Shares of Apple (AAPL 1.27%) have gone essentially nowhere over the past two years or so despite incredible profits, a fast-growing dividend, and over $130 billion worth of share repurchases to date. The iPhone, which accounts for the bulk of Apple's revenue and profits, has suffered from slumping sales for multiple quarters, with the launch of the iPhone 7 unable to reverse that trend. Sales of iPads and Macs also tumbled during Apple's third quarter, leading to a 9% year-over-year decline in total revenue.

Apple will attempt to return to growth in 2017 and beyond, but the company faces some major challenges on that front.

A row of people looking at their phones

Image source: Getty Images.

The smartphone market has become the PC market

Consumers stopped getting excited about new laptops years ago, and that same phenomenon is now happening in the smartphone market. Smartphones are still improving each year, but the relative change is getting smaller. Just like how each new generation of PC is only modestly better than the last, smartphones launched today are no longer dramatically better than those launched a year ago.

The iPhone 7, while one of the best smartphones available, offered little in the way of compelling new features. A faster processor, better graphics, and an improved camera have become table stakes in the smartphone business, and features like water resistance are far from revolutionary. The iPhone 7 was another refinement to Apple's successful iPhone formula, but refinements aren't moving units like they used to.

There's hope that the next iPhone will bring with it substantial improvements, including an OLED screen and a dramatic new design. Analysts are talking about an iPhone "super cycle," which could spur a massive number of upgrades and return Apple to growth. But that requires Apple to come up with something genuinely new and exciting, something that it's had trouble with as the iPhone has matured. Is there any innovation left in smartphones? I guess we'll find out later this year.

Coming up with the next big thing is hard

Apple changed the world, first with the iPod and then in a bigger way with the iPhone. Other products have been successful in an absolute sense; Apple sold more than 9 million iPads during the fourth quarter alone. But relative to the iPhone, the iPad isn't very meaningful for the company, producing just 9% of total revenue.

The Apple Watch, while still in its early days, also hasn't set the world on fire. Apple still lumps its wearable device in the "Other Products" category, which saw revenue slump 22% year over year during the fourth quarter to just $2.4 billion. While the iPhone became a must-have device that essentially created the smartphone market, the Apple Watch doesn't have the same shine.

Man in construction hat, holding an iPad-type device

Image source: Getty Images.

The odds of Apple coming up with another device on par with the iPhone are vanishingly small, for the simple reason that the iPhone has been such a massive outlier in the consumer electronics industry. Apple is reportedly still interested in self-driving cars, and rumors have been swirling about the company working on a virtual reality or augmented reality device. But Apple is playing catch-up in all of these areas. If iPhone sales continue to slump, it will be very difficult to offset that decline with sales of new devices.

Services are no panacea

Apple has made a big deal about its growing services businesses, but it's nowhere near big enough to counteract iPhone weakness. Services generated $6.3 billion of revenue during the fourth quarter, up 24% year over year. Again, in an absolute sense, the services business is impressive. But relative to the iPhone, it's peanuts.

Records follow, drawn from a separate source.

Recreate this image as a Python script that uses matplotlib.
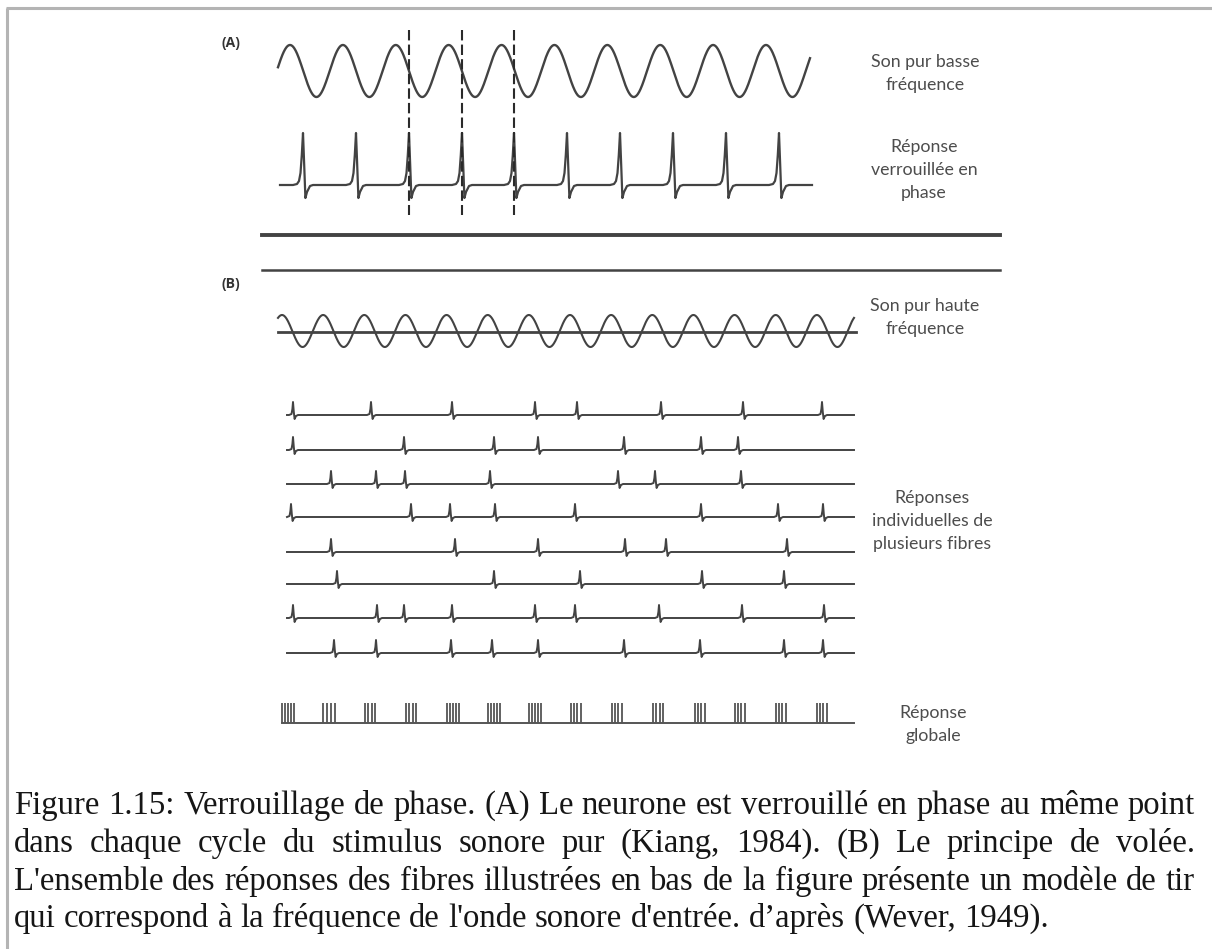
import numpy as np
import matplotlib
matplotlib.use("Agg")
import matplotlib.pyplot as plt

W, H = 1212, 949

# (A) low-frequency pure tone and the phase-locked response (x in pixels of time)
tone_a_start, tone_a_end = 278, 810
tone_a_crest = 290
spikes_a = [303, 356, 409, 462, 514, 567, 620, 673, 726, 779]
locked_marks = [409, 462, 514]

# (B) high-frequency pure tone
tone_b_start, tone_b_end = 278, 854
tone_b_cycles = 14
tone_b_crest = 282

# (B) individual fibres, spike times
fibres = [
    [293, 371, 452, 535, 577, 661, 743, 822],
    [293, 404, 494, 538, 624, 701, 738],
    [331, 376, 405, 490, 618, 655, 741],
    [291, 411, 450, 495, 575, 701, 778, 823],
    [331, 455, 538, 625, 666, 787],
    [337, 494, 580, 702, 784],
    [293, 377, 404, 452, 535, 575, 659, 742, 824],
    [334, 376, 451, 492, 538, 624, 700, 784, 823],
]
fibre_rows = [415, 450, 484, 517, 552, 584, 618, 653]

# (B) global response, one bar per spike in each volley
volley = [
    282, 285, 288, 291, 294,
    323, 327, 331, 335,
    365, 368, 372, 375,
    406, 409, 413, 416,
    447, 450, 453, 456, 459,
    488, 491, 494, 497, 500,
    529, 532, 535, 538, 541,
    571, 574, 577, 581,
    612, 615, 618, 622,
    653, 656, 660, 663,
    695, 698, 701, 705,
    735, 738, 741, 745,
    776, 779, 782, 786,
    817, 820, 823, 827,
]

labels = [
    (["Son pur basse", "fréquence"], 925, 62),
    (["Réponse", "verrouillée en", "phase"], 924, 147),
    (["Son pur haute", "fréquence"], 925, 306),
    (["Réponses", "individuelles de", "plusieurs fibres"], 932, 498),
    (["Réponse", "globale"], 933, 713),
]

caption = [
    "Figure 1.15: Verrouillage de phase. (A) Le neurone est verrouillé en phase au même point",
    "dans chaque cycle du stimulus sonore pur (Kiang, 1984). (B) Le principe de volée.",
    "L'ensemble des réponses des fibres illustrées en bas de la figure présente un modèle de tir",
    "qui correspond à la fréquence de l'onde sonore d'entrée. d’après (Wever, 1949).",
]
caption_y = [814, 852, 890, 927]

ink = "#434343"
grey_txt = "#4d4d4d"

fig = plt.figure(figsize=(W / 100, H / 100), dpi=100)
ax = fig.add_axes([0, 0, 1, 1])
ax.set_xlim(0, W)
ax.set_ylim(H, 0)
ax.axis("off")

# frame of the figure box
ax.plot([6, W], [8, 8], color="#b4b4b4", lw=2.2, solid_capstyle="butt")
ax.plot([7, 7], [8, H], color="#b4b4b4", lw=2.2, solid_capstyle="butt")


def spike_a(t):
    dx = np.array([-10, -6, -4, -2.5, -1.2, 0, 1.2, 2.4, 4, 7, 10])
    dy = np.array([0, -1, -4, -12, -30, -52, -20, 13, 7, 1, 0])
    return t + dx, 185 + dy


def spike_b(t, y0):
    dx = np.array([-4, -1.5, -0.6, 0, 0.8, 1.6, 3, 5])
    dy = np.array([0, -1, -6, -13, -3, 4, 1, 0])
    return t + dx, y0 + dy


# ---- (A)
ax.text(231, 43, "(A)", ha="center", va="center", fontsize=10, fontweight="bold",
        color="#333333", family="Open Sans")
period_a = np.mean(np.diff(spikes_a))
xa = np.linspace(tone_a_start, tone_a_end, 1200)
ax.plot(xa, 71 - 26 * np.cos(2 * np.pi * (xa - tone_a_crest) / period_a), color=ink, lw=1.7)

xs, ys = [280], [185]
for t in spikes_a:
    sx, sy = spike_a(t)
    xs += list(sx)
    ys += list(sy)
xs.append(tone_a_end + 2)
ys.append(185)
ax.plot(xs, ys, color=ink, lw=1.6)

for t in locked_marks:
    ax.plot([t, t], [30, 215], color="#2a2a2a", lw=1.5, ls=(0, (5, 2)))

# separators between the panels
ax.plot([262, 1000], [235, 235], color=ink, lw=2.8)
ax.plot([262, 1000], [270, 270], color=ink, lw=1.8)

# ---- (B)
ax.text(231, 284, "(B)", ha="center", va="center", fontsize=10, fontweight="bold",
        color="#333333", family="Open Sans")
period_b = (tone_b_end - tone_b_start) / tone_b_cycles
xb = np.linspace(tone_b_start, tone_b_end, 1600)
ax.plot(xb, 331 - 16 * np.cos(2 * np.pi * (xb - tone_b_crest) / period_b), color=ink, lw=1.5)
ax.plot([tone_b_start, tone_b_end + 2], [332, 332], color=ink, lw=2.0)

for row, y0 in zip(fibres, fibre_rows):
    xs, ys = [287], [y0]
    for t in row:
        sx, sy = spike_b(t, y0)
        xs += list(sx)
        ys += list(sy)
    xs.append(854)
    ys.append(y0)
    ax.plot(xs, ys, color=ink, lw=1.4)

ax.plot([282, 854], [723, 723], color="#555555", lw=1.4)
ax.vlines(volley, 703, 723, color="#555555", lw=1.3)

for lines, x, y in labels:
    for i, s in enumerate(lines):
        ax.text(x, y + 23 * i, s, ha="center", va="center", fontsize=12.8,
                color=grey_txt, family="Lato")

# ---- caption, justified between the margins
left, right = 14, 1195
fig.canvas.draw()
r = fig.canvas.get_renderer()
probe = ax.text(0, 0, caption[2], fontsize=20, family="Liberation Serif")
nat = probe.get_window_extent(r).width
probe.remove()
fs = 20 * (right - left - 8) / nat

for k, (line, y) in enumerate(zip(caption, caption_y)):
    words = line.split(" ")
    arts = [ax.text(0, y, w, fontsize=fs, family="Liberation Serif", color="#161616",
                    va="baseline", ha="left") for w in words]
    widths = [a.get_window_extent(r).width for a in arts]
    if k < len(caption) - 1:
        gap = (right - left - sum(widths)) / (len(words) - 1)
    else:
        sp = ax.text(0, 0, "a a", fontsize=fs, family="Liberation Serif")
        sa = ax.text(0, 0, "aa", fontsize=fs, family="Liberation Serif")
        gap = sp.get_window_extent(r).width - sa.get_window_extent(r).width
        sp.remove()
        sa.remove()
    x = left
    for a, w in zip(arts, widths):
        a.set_x(x)
        x += w + gap

fig.savefig("out.png", dpi=100, facecolor="white")
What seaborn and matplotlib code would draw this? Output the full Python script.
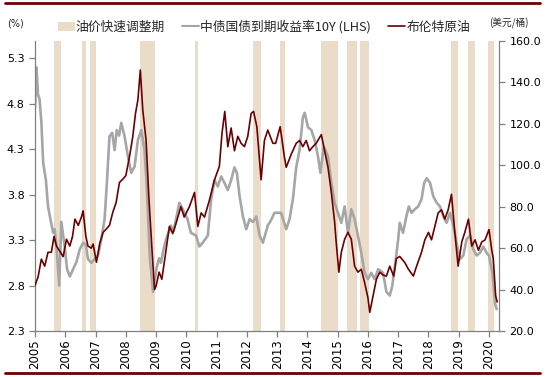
import matplotlib
matplotlib.use("Agg")
import matplotlib.pyplot as plt
import seaborn as sns
import pandas as pd
from matplotlib.patches import Patch
from matplotlib.lines import Line2D

sns.set_style("ticks")
plt.rcParams['font.family'] = ['DejaVu Sans', 'Noto Sans CJK SC']

# 中债国债到期收益率10Y (%), decimal year
bond_years = [2005.0, 2005.05, 2005.1, 2005.15, 2005.21, 2005.27, 2005.36, 2005.43, 2005.51, 2005.6,
              2005.65, 2005.71, 2005.8, 2005.87, 2005.93, 2005.98, 2006.06, 2006.15, 2006.26, 2006.37,
              2006.48, 2006.59, 2006.68, 2006.75, 2006.86, 2006.97, 2007.08, 2007.19, 2007.3, 2007.38,
              2007.46, 2007.55, 2007.63, 2007.7, 2007.78, 2007.85, 2007.96, 2008.07, 2008.18, 2008.29,
              2008.4, 2008.51, 2008.62, 2008.7, 2008.79, 2008.9, 2009.02, 2009.1, 2009.16, 2009.25,
              2009.33, 2009.49, 2009.58, 2009.66, 2009.77, 2009.88, 2010.04, 2010.15, 2010.32, 2010.43,
              2010.54, 2010.71, 2010.82, 2010.93, 2011.04, 2011.15, 2011.26, 2011.37, 2011.48, 2011.59,
              2011.67, 2011.76, 2011.87, 2011.98, 2012.09, 2012.2, 2012.31, 2012.42, 2012.53, 2012.69,
              2012.8, 2012.91, 2013.13, 2013.3, 2013.41, 2013.52, 2013.63, 2013.74, 2013.85, 2013.91,
              2014.02, 2014.13, 2014.24, 2014.35, 2014.43, 2014.54, 2014.68, 2014.79, 2014.9, 2015.01,
              2015.12, 2015.23, 2015.34, 2015.45, 2015.56, 2015.67, 2015.78, 2015.89, 2016.0, 2016.11,
              2016.22, 2016.34, 2016.5, 2016.61, 2016.72, 2016.8, 2016.89, 2017.0, 2017.05, 2017.16,
              2017.27, 2017.35, 2017.44, 2017.55, 2017.66, 2017.77, 2017.86, 2017.94, 2018.05, 2018.16,
              2018.27, 2018.38, 2018.49, 2018.6, 2018.71, 2018.82, 2018.93, 2019.04, 2019.15, 2019.26,
              2019.37, 2019.48, 2019.59, 2019.7, 2019.81, 2019.92, 2020.0, 2020.11, 2020.2, 2020.25]
bond_yield = [4.75, 5.2, 4.9, 4.85, 4.6, 4.15, 3.96, 3.67, 3.53, 3.38,
              3.42, 3.23, 2.8, 3.5, 3.35, 3.23, 2.98, 2.9, 2.98, 3.06,
              3.2, 3.27, 3.25, 3.09, 3.05, 3.09, 3.13, 3.31, 3.53, 3.96,
              4.44, 4.48, 4.29, 4.51, 4.45, 4.59, 4.44, 4.22, 4.04, 4.11,
              4.4, 4.51, 4.29, 3.85, 3.12, 2.73, 3.0, 3.1, 3.05, 3.2,
              3.31, 3.46, 3.4, 3.53, 3.71, 3.64, 3.53, 3.38, 3.35, 3.23,
              3.27, 3.35, 3.75, 3.96, 3.89, 4.0, 3.93, 3.85, 3.96, 4.1,
              4.04, 3.78, 3.56, 3.42, 3.53, 3.5, 3.56, 3.35, 3.27, 3.46,
              3.52, 3.6, 3.6, 3.42, 3.53, 3.75, 4.1, 4.29, 4.65, 4.7,
              4.54, 4.51, 4.4, 4.22, 4.04, 4.33, 4.22, 3.93, 3.71, 3.6,
              3.49, 3.67, 3.38, 3.64, 3.53, 3.35, 3.16, 2.94, 2.87, 2.94,
              2.87, 2.98, 2.94, 2.73, 2.69, 2.79, 3.01, 3.31, 3.49, 3.38,
              3.56, 3.67, 3.6, 3.64, 3.67, 3.75, 3.93, 3.98, 3.93, 3.78,
              3.71, 3.67, 3.56, 3.49, 3.6, 3.46, 3.27, 3.09, 3.13, 3.31,
              3.35, 3.2, 3.13, 3.16, 3.23, 3.16, 3.13, 2.94, 2.6, 2.54]

# 布伦特原油 (美元/桶), decimal year
brent_years = [2005.0, 2005.1, 2005.21, 2005.32, 2005.43, 2005.54, 2005.63, 2005.71, 2005.82, 2005.93,
               2006.04, 2006.15, 2006.24, 2006.32, 2006.43, 2006.54, 2006.59, 2006.68, 2006.75, 2006.86,
               2006.92, 2007.03, 2007.14, 2007.25, 2007.36, 2007.46, 2007.57, 2007.68, 2007.79, 2007.9,
               2008.0, 2008.12, 2008.23, 2008.32, 2008.4, 2008.48, 2008.56, 2008.67, 2008.76, 2008.87,
               2008.95, 2009.0, 2009.1, 2009.19, 2009.3, 2009.44, 2009.55, 2009.66, 2009.82, 2009.93,
               2010.1, 2010.27, 2010.38, 2010.49, 2010.6, 2010.76, 2010.93, 2011.09, 2011.18, 2011.27,
               2011.37, 2011.48, 2011.59, 2011.7, 2011.81, 2011.92, 2012.03, 2012.14, 2012.22, 2012.33,
               2012.47, 2012.58, 2012.69, 2012.86, 2012.95, 2013.1, 2013.24, 2013.3, 2013.47, 2013.63,
               2013.74, 2013.85, 2013.96, 2014.07, 2014.18, 2014.29, 2014.46, 2014.57, 2014.68, 2014.79,
               2014.9, 2014.95, 2015.04, 2015.12, 2015.23, 2015.34, 2015.45, 2015.56, 2015.67, 2015.78,
               2015.89, 2016.0, 2016.06, 2016.17, 2016.28, 2016.39, 2016.5, 2016.61, 2016.72, 2016.85,
               2016.94, 2017.05, 2017.22, 2017.33, 2017.5, 2017.6, 2017.77, 2017.88, 2018.0, 2018.1,
               2018.21, 2018.32, 2018.43, 2018.54, 2018.65, 2018.76, 2018.87, 2018.98, 2019.1, 2019.2,
               2019.32, 2019.43, 2019.54, 2019.65, 2019.76, 2019.87, 2020.0, 2020.09, 2020.14, 2020.22,
               2020.27]
brent_price = [42, 46, 54.7, 51.3, 58, 58, 65.7, 61, 58.5, 55.9,
               64.3, 61, 65.7, 74, 71, 75.3, 78, 65.7, 61, 60,
               62, 53.2, 62.3, 67.6, 69.3, 71, 77.3, 82, 91.7, 93.3,
               95, 104, 113.8, 125, 131.6, 146, 126.8, 112, 85, 58,
               40, 41.7, 48.4, 45, 56, 70.5, 67, 72, 80, 75,
               80, 86.9, 70.5, 77, 75, 83, 93, 99.4, 115.7, 126,
               109, 118, 107, 114, 110.6, 109, 114, 125, 126, 118.6,
               93, 112, 117, 110.6, 110.6, 118.6, 104, 99, 105.5, 110.6,
               112, 109, 112, 107, 109, 110.6, 114.8, 107, 99, 87,
               72.5, 63, 48.4, 58, 64.3, 67.6, 64.3, 51.3, 48.4, 49.8,
               43.4, 36, 29, 37, 45, 48.4, 47, 46.5, 51.3, 46.5,
               55, 56, 53, 50, 46.5, 51, 58, 64, 67.6, 64,
               70.5, 77, 78.5, 74, 78.5, 86, 67.6, 51.3, 63, 67.6,
               74, 61, 64, 59, 63, 64, 69, 59, 55, 37,
               34]

# 油价快速调整期
shade_start = [2005.63, 2006.55, 2006.82, 2008.47, 2010.3, 2012.2, 2013.08, 2014.44, 2015.3, 2015.73,
               2018.73, 2019.29, 2019.98]
shade_end = [2005.86, 2006.68, 2007.01, 2008.96, 2010.37, 2012.46, 2013.25, 2015.0, 2015.63, 2016.02,
             2018.96, 2019.55, 2020.15]

year_ticks = list(range(2005, 2021))

shade_color = '#EBDCC9'
gray = '#A6A6A6'
dark_red = '#6B0000'
axis_color = '#808080'

bond_df = pd.DataFrame({'year': bond_years, 'yield': bond_yield})
brent_df = pd.DataFrame({'year': brent_years, 'price': brent_price})

fig = plt.figure(figsize=(5.45, 3.77), dpi=100)
ax = fig.add_axes([35 / 545, 46 / 377, 464 / 545, 290 / 377])

# shaded periods of rapid oil price adjustment
for s, e in zip(shade_start, shade_end):
    ax.axvspan(s, e, color=shade_color, lw=0, zorder=0)

sns.lineplot(data=bond_df, x='year', y='yield', ax=ax, color=gray, lw=1.9,
             sort=False, estimator=None, zorder=2)
ax2 = ax.twinx()
sns.lineplot(data=brent_df, x='year', y='price', ax=ax2, color=dark_red, lw=1.2,
             sort=False, estimator=None, zorder=3)
ax2.xaxis.set_visible(False)

ax.set_xlim(2005, 2020.33)
ax.set_ylim(2.3, 5.49)
ax.set_yticks([2.3, 2.8, 3.3, 3.8, 4.3, 4.8, 5.3])
ax.set_yticklabels([f'{v:.1f}' for v in [2.3, 2.8, 3.3, 3.8, 4.3, 4.8, 5.3]])
ax2.set_ylim(20, 160)
ax2.set_yticks(range(20, 161, 20))
ax2.set_yticklabels([f'{v:.1f}' for v in range(20, 161, 20)])

for a in (ax, ax2):
    a.set_xlabel('')
    a.set_ylabel('')
    a.spines['top'].set_visible(False)
    for sp in ('left', 'right', 'bottom'):
        a.spines[sp].set_color(axis_color)
        a.spines[sp].set_linewidth(0.9)
    a.tick_params(colors=axis_color, labelcolor='black', labelsize=8, length=4, width=0.9)
ax.spines['right'].set_visible(False)
ax2.spines['left'].set_visible(False)
ax2.spines['bottom'].set_visible(False)

ax.set_xticks(year_ticks)
ax.set_xticklabels([str(y) for y in year_ticks], rotation=90, fontsize=8.5)
ax.tick_params(axis='x', pad=2)

# legend
handles = [Patch(facecolor=shade_color, edgecolor='none'),
           Line2D([], [], color=gray, lw=1.5),
           Line2D([], [], color=dark_red, lw=1.2)]
labels = ['油价快速调整期', '中债国债到期收益率10Y (LHS)', '布伦特原油']
fig.legend(handles, labels, loc='center left', bbox_to_anchor=(58 / 545, 1 - 27 / 377),
           ncol=3, frameon=False, prop={'family': ['Noto Sans CJK SC'], 'size': 9.2},
           handlelength=1.3, handleheight=0.7, handletextpad=0.1, columnspacing=1.35,
           borderpad=0, borderaxespad=0)
fig.text(16 / 545, 1 - 24 / 377, '(%)', ha='center', va='center', fontsize=7)
fig.text(489 / 545, 1 - 23 / 377, '(美元/桶)', ha='left', va='center', fontsize=7,
         family=['Noto Sans CJK SC'])

# top and bottom rules
fig.add_artist(Line2D([0.01, 0.99], [1 - 3 / 377, 1 - 3 / 377], color=dark_red, lw=2))
fig.add_artist(Line2D([0.01, 0.99], [1 - 373 / 377, 1 - 373 / 377], color=dark_red, lw=2))

fig.savefig('out.png', dpi=100)
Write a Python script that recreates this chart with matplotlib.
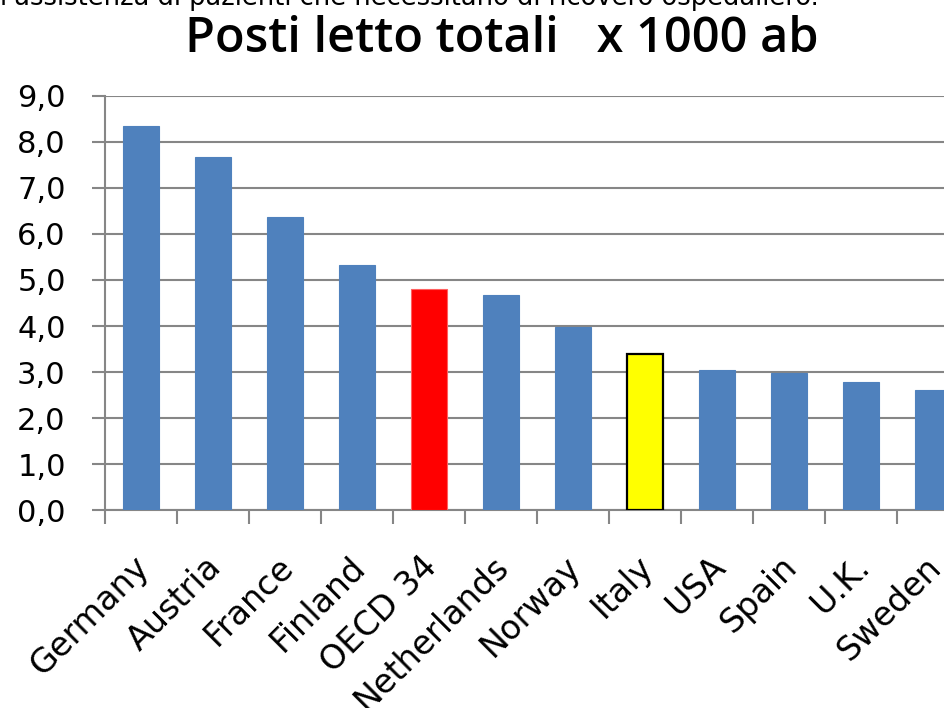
import numpy as np
import matplotlib
matplotlib.use("Agg")
import matplotlib.pyplot as plt
from matplotlib.ticker import FuncFormatter, FixedLocator

countries = ["Germany", "Austria", "France", "Finland", "OECD 34", "Netherlands",
             "Norway", "Italy", "USA", "Spain", "U.K.", "Sweden"]
beds = [8.35, 7.67, 6.37, 5.32, 4.80, 4.67, 3.98, 3.39, 3.05, 2.98, 2.79, 2.62]
yticks = [0, 1, 2, 3, 4, 5, 6, 7, 8, 9]

title = "Posti letto totali   x 1000 ab"
top_line = "l'assistenza di pazienti che necessitano di ricovero ospedaliero."

blue = "#4F81BD"
colors = [blue] * len(countries)
edges = [blue] * len(countries)
colors[4] = "#FF0000"
edges[4] = "#FF6060"
colors[7] = "#FFFF00"
edges[7] = "black"

def comma_fmt(x, pos):
    return "{0:.1f}".format(x).replace(".", ",")

fig = plt.figure(figsize=(9.44, 7.08), dpi=100)
ax = fig.add_axes([105.3 / 944, (708 - 510.3) / 708, 864 / 944, 414.6 / 708])

ind = np.arange(len(countries))
lw = [0.8] * len(countries)
lw[7] = 1.6
ax.bar(ind, beds, 0.5, color=colors, edgecolor=edges, linewidth=lw, zorder=3)

ax.set_xlim(-0.5, len(countries) - 0.5)
ax.set_ylim(0, 9)
ax.set_yticks(yticks)
ax.yaxis.set_major_formatter(FuncFormatter(comma_fmt))
ax.grid(True, axis="y", color="#868686", linewidth=1.5, zorder=0)

for s in ["top", "right"]:
    ax.spines[s].set_visible(False)
for s in ["left", "bottom"]:
    ax.spines[s].set_color("#868686")
    ax.spines[s].set_linewidth(1.5)

# x ticks between the categories, labels at category centres
ax.xaxis.set_major_locator(FixedLocator(np.arange(len(countries) + 1) - 0.5))
ax.xaxis.set_major_formatter(FuncFormatter(lambda x, p: ""))
ax.tick_params(axis="x", which="major", direction="out", length=10, width=1.5, color="#868686")
ax.tick_params(axis="y", which="major", direction="out", length=9.5, width=1.5, color="#868686",
               labelsize=22, pad=19)

for i, name in enumerate(countries):
    ax.annotate(name, xy=(i, 0), xycoords=("data", "axes fraction"),
                xytext=(2, -37), textcoords="offset points",
                rotation=45, ha="right", va="center", rotation_mode="anchor",
                fontsize=24, annotation_clip=False)

fig.text(502 / 944, 1 - 52 / 708, title, ha="center", va="baseline",
         fontsize=35, fontweight="semibold", family="Open Sans")
fig.text(0, 1 - 5 / 708, top_line, ha="left", va="baseline", fontsize=18.5)

fig.savefig("out.png", dpi=100)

There are a lot of questions surrounding Apple's services business. With iPhone, iPad, and Mac sales all declining, can the company keep up its services growth rate if it's selling fewer devices? Will Apple's push into content, first with Apple Music and now, reportedly, with original TV shows and movies, be anywhere near as profitable as selling hardware? Getting into original content is going to be expensive, and while Apple certainly has deep pockets, I don't see a clear competitive advantage for the company.

The major challenge for Apple will be replacing high-margin hardware revenue with enough services revenue to prevent further declines in profitability. That's not impossible, but it's a tall order.